Challenge your understanding of overfitting, underfitting, and key model tuning concepts in this focused quiz. Explore the causes, consequences, and possible solutions for model performance issues using real-world scenarios and essential terminology.
A decision tree model has a training accuracy of 98% but a validation accuracy of only 69%. Which issue does this most likely indicate?
Explanation: Overfitting occurs when a model performs exceptionally well on training data but poorly on unseen validation data, usually because it has learned noise or irrelevant details. Underfitting would result in poor performance on both sets. Data leakage involves unintended information passing into training, which isn't the primary issue here. Optimizer instability refers to problems during training optimization, not high-variance accuracy gaps.
If a linear regression model performs poorly on both training and test sets when fitting a clearly nonlinear dataset, which phenomenon is occurring?
Explanation: Underfitting happens when a model is too simple to capture the underlying data pattern, leading to low accuracy everywhere. This is typical when using a linear model on nonlinear data. Model selection bias refers to errors from repeatedly choosing models based on their validation performance, not a simple lack of complexity. Overfitting would yield great training performance but poor testing. Feature explosion would indicate overly complex features but is unrelated here.
Which regularization technique can help reduce overfitting by penalizing overly complex weights in a model?

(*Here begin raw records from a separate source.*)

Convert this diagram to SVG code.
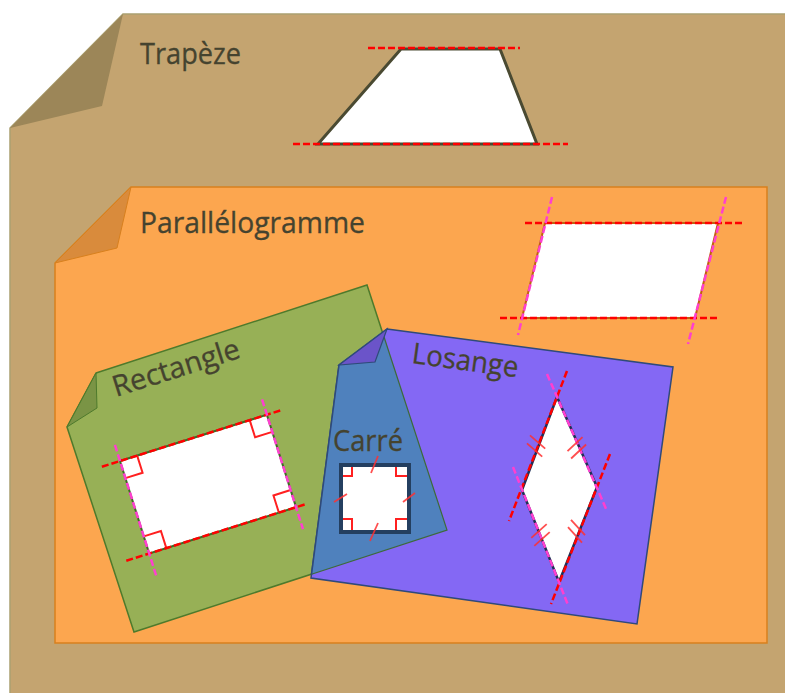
<svg xmlns="http://www.w3.org/2000/svg" width="785" height="693" viewBox="0 0 785 693">
<style>
.lbl{font-family:"Open Sans","Noto Sans","Liberation Sans",sans-serif;font-size:29px;fill:#45432f;stroke:#45432f;stroke-width:0.3}
.red{stroke:#ff0000;stroke-width:2.5;stroke-dasharray:7 3;fill:none}
.pink{stroke:#ff3fd0;stroke-width:2.5;stroke-dasharray:7 3;fill:none}
.ra{stroke:#ff2020;stroke-width:2;fill:none}
.tick{stroke:#ff3030;stroke-width:1.8;fill:none;opacity:0.85}
</style>
<rect width="785" height="693" fill="#ffffff"/>
<g id="trapeze-card">
<polygon points="123,14 790,14 790,700 10,700 10,128" fill="#c4a470" stroke="#aaa070" stroke-width="1.5"/>
<polygon points="123,14 102,106 10,128" fill="#9c8658"/>
<text class="lbl" x="140" y="64" textLength="101" lengthAdjust="spacingAndGlyphs">Trapèze</text>
</g>
<g id="trapeze-shape">
<polygon points="401,49 500,49 537,144 318,144" fill="#ffffff" stroke="#4a4a32" stroke-width="3"/>
<line class="red" x1="368" y1="48" x2="520" y2="48"/>
<line class="red" x1="293" y1="144" x2="568" y2="144"/>
</g>
<g id="parallelogramme-card">
<polygon points="131,187 767,187 767,643 55,643 55,263" fill="#fca64f" stroke="#d8801e" stroke-width="1.5"/>
<polygon points="131,187 117,248 55,263" fill="#d98b3c" stroke="#d8801e" stroke-width="1"/>
<text class="lbl" x="140" y="233" textLength="225" lengthAdjust="spacingAndGlyphs">Parallélogramme</text>
</g>
<g id="parallelogramme-shape">
<polygon points="545,223 718,223 695,318 522,318" fill="#ffffff" stroke="#c0600f" stroke-width="2"/>
<line class="red" x1="525" y1="223" x2="745" y2="223"/>
<line class="red" x1="500" y1="318" x2="720" y2="318"/>
<line class="pink" x1="552" y1="197" x2="518" y2="335"/>
<line class="pink" x1="726" y1="197" x2="688" y2="344"/>
</g>
<g id="rectangle-card">
<polygon points="96,373 367,285 447,530 134,632 67,427" fill="#97b056" stroke="#4e7a2c" stroke-width="1.5"/>
<polygon points="96,373 97,408 67,427" fill="#7a9445" stroke="#4e7a2c" stroke-width="1"/>
<text class="lbl" transform="translate(116,397) rotate(-17.5)" x="0" y="0" textLength="132" lengthAdjust="spacingAndGlyphs">Rectangle</text>
</g>
<g id="rectangle-shape" transform="translate(120,461) rotate(-17.5)">
<rect x="0" y="0" width="154" height="97" fill="#ffffff" stroke="#3f6a25" stroke-width="2"/>
<path class="ra" d="M18,0 V18 H0 M136,0 V18 H154 M0,79 H18 V97 M154,79 H136 V97"/>
<line class="red" x1="-19" y1="0" x2="170" y2="0"/>
<line class="red" x1="-24" y1="97" x2="166" y2="97"/>
<line class="pink" x1="0" y1="-17" x2="0" y2="120"/>
<line class="pink" x1="154" y1="-16" x2="154" y2="120"/>
</g>
<g id="losange-card">
<polygon points="387,329 673,367 637,624 311,578 339,365" fill="#8468f4" stroke="#2f4a7a" stroke-width="1.5"/>
<text class="lbl" transform="translate(411,363) rotate(7.7)" x="0" y="0" textLength="107" lengthAdjust="spacingAndGlyphs">Losange</text>
</g>
<g id="carre-card">
<polygon points="382.5,332.3 447,530 311.5,574.3 339,365" fill="#4f81bd"/>
<polyline points="382.5,332.3 447,530 311.5,574.3" fill="none" stroke="#3e6a3a" stroke-width="1.2"/>
<line x1="311.5" y1="574.3" x2="339" y2="365" stroke="#2f4a7a" stroke-width="1.5"/>
<polygon points="387,329 375,362 339,365" fill="#6b54c9" stroke="#2f4a7a" stroke-width="1.2"/>
<text class="lbl" x="333" y="451" textLength="70" lengthAdjust="spacingAndGlyphs">Carré</text>
</g>
<g id="carre-shape">
<rect x="341" y="465" width="68" height="67" fill="#ffffff" stroke="#243f60" stroke-width="4"/>
<path class="ra" d="M352,467 V476 H343 M396,467 V476 H407 M343,519 H352 V530 M407,519 H396 V530" stroke-width="1.6"/>
<line class="tick" x1="378" y1="456" x2="371" y2="473"/>
<line class="tick" x1="347" y1="494" x2="334" y2="502"/>
<line class="tick" x1="415" y1="493" x2="403" y2="502"/>
<line class="tick" x1="378" y1="523" x2="370" y2="541"/>
</g>
<g id="losange-shape">
<polygon points="557,397 597,487 559,582 522,490" fill="#ffffff" stroke="#1f2f55" stroke-width="2.5"/>
<line class="red" x1="567" y1="371" x2="509" y2="521"/>
<line class="red" x1="610" y1="454" x2="551" y2="604"/>
<line class="pink" x1="547" y1="374" x2="607" y2="511"/>
<line class="pink" x1="513" y1="467" x2="568" y2="605"/>
<g class="tick">
<line x1="530" y1="435.4" x2="545.2" y2="448.6"/>
<line x1="527" y1="443.4" x2="542.2" y2="456.6"/>
<line x1="567.5" y1="451.2" x2="582.5" y2="437.2"/>
<line x1="571.1" y1="458.5" x2="586.1" y2="444.5"/>
<line x1="531.3" y1="537.8" x2="546.7" y2="524.2"/>
<line x1="534.3" y1="545.8" x2="549.7" y2="532.2"/>
<line x1="571" y1="519.8" x2="585" y2="535.2"/>
<line x1="568" y1="527.2" x2="582" y2="542.6"/>
</g>
</g>
</svg>
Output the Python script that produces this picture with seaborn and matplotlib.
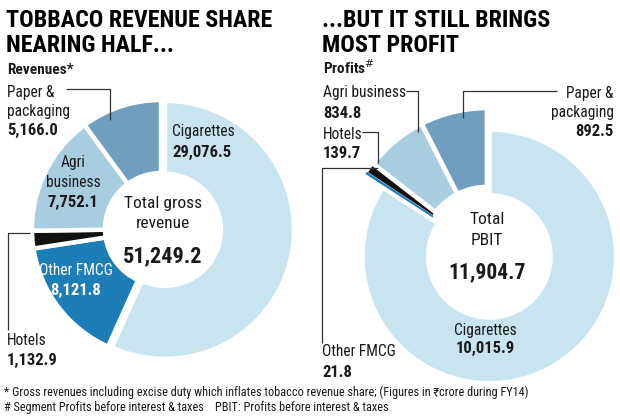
import matplotlib
matplotlib.use("Agg")
import matplotlib.pyplot as plt
from matplotlib import font_manager as fm
import seaborn as sns

# ---------------- data ----------------
segments = ["Cigarettes", "Other FMCG", "Hotels", "Agri business", "Paper & packaging"]
revenues = [29076.5, 8121.8, 1132.9, 7752.1, 5166.0]
profits = [10015.9, 21.8, 139.7, 834.8, 892.5]
total_revenue = 51249.2
total_pbit = 11904.7

title_left = ["TOBBACO REVENUE SHARE", "NEARING HALF..."]
title_right = ["...BUT IT STILL BRINGS", "MOST PROFIT"]
sub_left = "Revenues*"
sub_right = "Profits$^{\\#}$"
foot1 = "* Gross revenues including excise duty which inflates tobacco revenue share; (Figures in \u20b9crore during FY14)"
foot2 = "# Segment Profits before interest & taxes    PBIT: Profits before interest & taxes"

# ---------------- style ----------------
sns.set_theme(style="white")
names = {f.name for f in fm.fontManager.ttflist}
cands = ["Liberation Sans Narrow", "DejaVu Sans Condensed", "Roboto Condensed",
         "Open Sans Condensed", "Noto Sans Condensed", "Liberation Sans"]
FONT = next((c for c in cands if c in names), "DejaVu Sans")
plt.rcParams["font.family"] = [FONT, "Noto Sans", "DejaVu Sans"]

palette = sns.color_palette(["#c7e4ef", "#1d7db7", "#111111", "#a9cde0", "#6f9ebf"])
TXT = "#1a1a1a"

W, H = 620, 418
fig = plt.figure(figsize=(W / 100, H / 100), dpi=100)
ax = fig.add_axes([0, 0, 1, 1])


def Y(y):
    return H - y


def fmt(v):
    return f"{v:,.1f}"


# ---------------- left donut ----------------
wl, _ = ax.pie(revenues, colors=palette, startangle=90, counterclock=False,
               center=(161, Y(229)), radius=129, explode=[4, 0, 0, 0, 0],
               wedgeprops=dict(width=73, edgecolor="white", linewidth=3.2))

# ---------------- right donut ----------------
wr, _ = ax.pie(profits, colors=palette, startangle=90, counterclock=False,
               center=(487, Y(252)), radius=144, explode=[5, 0, 0, 0, 0],
               wedgeprops=dict(width=79, edgecolor="white", linewidth=3.4))
wr[0].set_radius(127)
wr[0].set_width(66)
wr[1].set_edgecolor(palette[1])
wr[1].set_linewidth(0.7)
wr[1].set_zorder(3)
wr[2].set_linewidth(1.2)

ax.set_xlim(0, W)
ax.set_ylim(0, H)
ax.set_aspect("equal")
ax.axis("off")

# ---------------- titles ----------------
TSZ = 17.3
for i, ln in enumerate(title_left):
    ax.text(6, Y(27 + 25 * i), ln, fontsize=TSZ, fontweight="bold", color="black",
            va="baseline", ha="left")
for i, ln in enumerate(title_right):
    ax.text(322, Y(27 + 25 * i), ln, fontsize=TSZ, fontweight="bold", color="black",
            va="baseline", ha="left")
ax.text(7, Y(74), sub_left, fontsize=11, fontweight="bold", color=TXT, va="baseline")
ax.text(323, Y(74), sub_right, fontsize=11, fontweight="bold", color=TXT, va="baseline")

LAB = 11.2
VAL = 12


def label(x, y, name_lines, value, ha="left", color=TXT, step=20):
    for i, ln in enumerate(name_lines):
        ax.text(x, Y(y + i * step), ln, fontsize=LAB, color=color, ha=ha, va="baseline")
    ax.text(x, Y(y + len(name_lines) * step), value, fontsize=VAL, fontweight="bold",
            color=color, ha=ha, va="baseline")


def leader(xs, ys):
    ax.plot(xs, [Y(v) for v in ys], color="#333333", lw=0.9, solid_capstyle="butt")


# left labels
label(7, 97, ["Paper &", "packaging"], fmt(revenues[4]), step=19)
leader([66, 110, 110], [89, 89, 120])
label(73, 167, ["Agri", "business"], fmt(revenues[3]), ha="center", step=20)
label(76, 275, ["Other FMCG"], fmt(revenues[1]), ha="center", color="white", step=20)
label(7, 345, ["Hotels"], fmt(revenues[2]), step=20)
leader([30, 8, 8], [233, 233, 330])
label(172, 136, ["Cigarettes"], fmt(revenues[0]), step=21)

ax.text(163, Y(208), "Total gross", fontsize=12.5, color=TXT, ha="center", va="baseline")
ax.text(163, Y(228), "revenue", fontsize=12.5, color=TXT, ha="center", va="baseline")
ax.text(163, Y(262), fmt(total_revenue), fontsize=16, fontweight="bold", color=TXT,
        ha="center", va="baseline")

# right labels
label(323, 97, ["Agri business"], fmt(profits[3]), step=21)
leader([406, 418, 418], [91, 91, 132])
label(323, 139, ["Hotels"], fmt(profits[2]), step=19)
leader([362, 378, 378], [132, 132, 163])
label(322, 356, ["Other FMCG"], fmt(profits[1]), step=21)
leader([378, 322, 322], [168, 168, 343])
label(614, 98, ["Paper &", "packaging"], fmt(profits[4]), ha="right", step=19)
leader([557, 463, 463], [91, 91, 118])
label(485, 335, ["Cigarettes"], fmt(profits[0]), ha="center", step=18)

ax.text(487, Y(224), "Total", fontsize=12.5, color=TXT, ha="center", va="baseline")
ax.text(487, Y(245), "PBIT", fontsize=12.5, color=TXT, ha="center", va="baseline")
ax.text(487, Y(278), fmt(total_pbit), fontsize=15.5, fontweight="bold", color=TXT,
        ha="center", va="baseline")

# footnotes
ax.text(4, Y(396), foot1, fontsize=8.85, color=TXT, va="baseline")
ax.text(4, Y(411), foot2, fontsize=8.85, color=TXT, va="baseline")

fig.savefig("out.png", dpi=100, facecolor="white")
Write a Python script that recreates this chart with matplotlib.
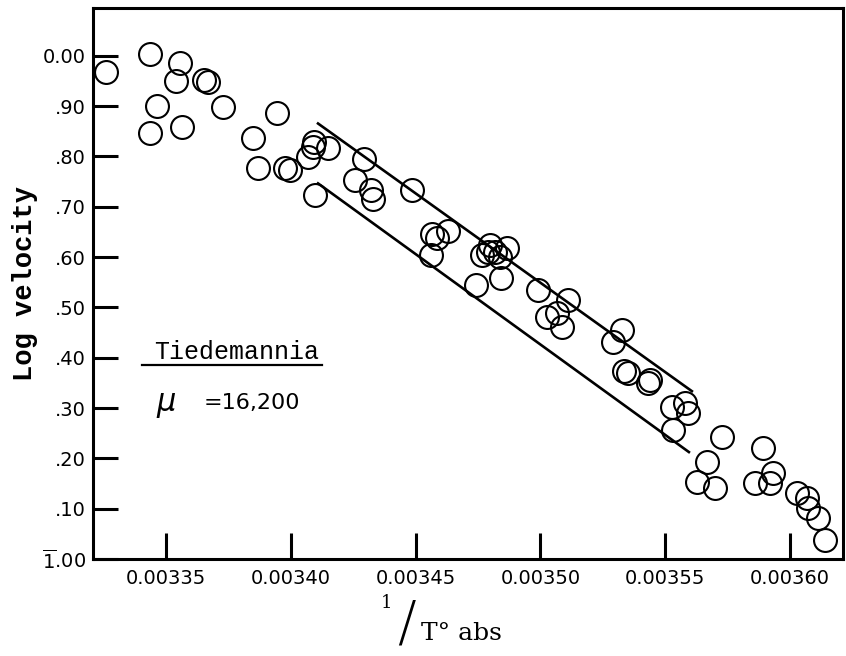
import matplotlib
matplotlib.use("Agg")
import matplotlib.pyplot as plt
from matplotlib.lines import Line2D

plt.rcParams['mathtext.fontset'] = 'dejavusans'

# ---- data ----
inv_T = [0.003326, 0.0033436, 0.0033556, 0.003354, 0.0033652, 0.0033668,
         0.0033464, 0.0033436, 0.0033564, 0.0033728, 0.0033849, 0.0033945,
         0.0033869, 0.0033977, 0.0033997, 0.0034069, 0.0034089, 0.0034093,
         0.0034149, 0.0034097, 0.0034293, 0.0034257, 0.0034321, 0.0034329,
         0.0034486, 0.0034566, 0.0034586, 0.003463, 0.0034562,
         0.0034766, 0.003479, 0.0034818, 0.0034838, 0.0034866, 0.0034798,
         0.0034842, 0.0034742, 0.003499, 0.003511, 0.0035066, 0.0035026,
         0.0035086, 0.0035327, 0.0035291, 0.0035335, 0.0035351, 0.0035431,
         0.0035439, 0.0035527, 0.0035579, 0.0035591, 0.0035531, 0.0035727,
         0.0035667, 0.0035627, 0.0035699, 0.0035892, 0.0035932, 0.003592,
         0.003586, 0.0036028, 0.0036068, 0.0036072, 0.0036112, 0.003614]
log_vel = [0.968, 1.004, 0.986, 0.950, 0.952, 0.948,
           0.901, 0.847, 0.859, 0.899, 0.837, 0.887,
           0.777, 0.777, 0.773, 0.799, 0.819, 0.829,
           0.817, 0.724, 0.795, 0.753, 0.734, 0.716,
           0.734, 0.646, 0.638, 0.652, 0.604,
           0.604, 0.610, 0.610, 0.600, 0.618, 0.624,
           0.559, 0.545, 0.535, 0.515, 0.489, 0.481,
           0.461, 0.455, 0.431, 0.374, 0.370, 0.350,
           0.356, 0.302, 0.310, 0.290, 0.256, 0.243,
           0.193, 0.153, 0.141, 0.221, 0.171, 0.151,
           0.151, 0.131, 0.121, 0.101, 0.082, 0.038]

upper_x = [0.0034105, 0.0035611]
upper_y = [0.867, 0.332]
lower_x = [0.0034105, 0.0035599]
lower_y = [0.748, 0.211]

xtick_vals = [0.00335, 0.00340, 0.00345, 0.00350, 0.00355, 0.00360]
xtick_labels = ["0.00335", "0.00340", "0.00345", "0.00350", "0.00355", "0.00360"]
ytick_vals = [0.0, 0.1, 0.2, 0.3, 0.4, 0.5, 0.6, 0.7, 0.8, 0.9, 1.0]
ytick_labels = [r"$\overline{\mathrm{1}}$.00", ".10", ".20", ".30", ".40", ".50",
                ".60", ".70", ".80", ".90", "0.00"]

species = "Tiedemannia"
mu_text = "=16,200"

# ---- figure ----
fig = plt.figure(figsize=(8.46, 6.56), dpi=100)
ax = fig.add_axes([93/846, 1-559/656, (843-93)/846, (559-8)/656])

ax.plot(inv_T, log_vel, linestyle='none', marker='o', markersize=16.5,
        markerfacecolor='none', markeredgecolor='black', markeredgewidth=1.5)
ax.plot(upper_x, upper_y, color='black', linewidth=1.9, solid_capstyle='butt')
ax.plot(lower_x, lower_y, color='black', linewidth=1.9, solid_capstyle='butt')

ax.set_xlim(0.0033208, 0.0036212)
ax.set_ylim(0.0, 1.095)

ax.set_xticks(xtick_vals)
ax.set_xticklabels(xtick_labels)
ax.set_yticks(ytick_vals)
ax.set_yticklabels(ytick_labels)

for s in ax.spines.values():
    s.set_linewidth(2.2)

ax.tick_params(axis='x', direction='in', length=19, width=2.2, pad=7,
               labelsize=14, top=False)
ax.tick_params(axis='y', direction='in', length=18, width=2.2, pad=5,
               labelsize=14, right=False)

ax.set_ylabel("Log velocity", family='Liberation Mono', fontweight='bold',
              fontsize=19.5, labelpad=3)

# x axis label  1/T° abs
fig.text(386/846, 1-603/656, "1", fontsize=13, family='DejaVu Serif',
         ha='center', va='center')
fig.text(406/846, 1-625/656, "/", fontsize=40, family='DejaVu Sans',
         ha='center', va='center', fontweight='light')
fig.text(421/846, 1-634/656, "T° abs", fontsize=18, family='DejaVu Serif',
         ha='left', va='center')

# annotation
fig.text(154/846, 1-352/656, species, fontsize=18, family='Liberation Mono',
         ha='left', va='center')
fig.add_artist(Line2D([142/846, 322/846], [1-365/656, 1-365/656],
                      color='black', linewidth=1.6, transform=fig.transFigure))
fig.text(156/846, 1-405/656, r"$\mu$", fontsize=22, ha='left', va='center',
         style='italic')
fig.text(204/846, 1-403/656, mu_text, fontsize=16, family='DejaVu Sans',
         ha='left', va='center')

fig.savefig("out.png", dpi=100)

Explanation: L2 regularization works by adding a penalty for large weights to the loss function, discouraging the model from becoming too complex. Data normalization helps stabilize training but does not directly prevent overfitting. Early stopping halts training to avoid overfitting, but does not penalize weights. Data augmentation increases dataset variety, helping generalization, but is not a direct regularization penalty.
Which strategy is best for correcting underfitting in a polynomial regression model where predictions are consistently inaccurate?
Explanation: To correct underfitting, especially if the model is too simple, increasing complexity (for example, by using a higher-degree polynomial) can help capture data patterns. Reducing training data generally worsens performance. Decreasing polynomial features would further restrict the model, increasing underfitting. More regularization would constrain the model further, which is not suitable for underfitting cases.
When analyzing learning curves, what does it typically mean if both training and validation errors are high and closely matched?
Explanation: High and similar training and validation errors suggest the model cannot effectively learn patterns from the data, a clear sign of underfitting. Overfitting would result in a large gap between errors. Data drift refers to a change in data distribution, not matching errors. Imbalanced classes may cause other error patterns, but not consistently high matched errors across sets.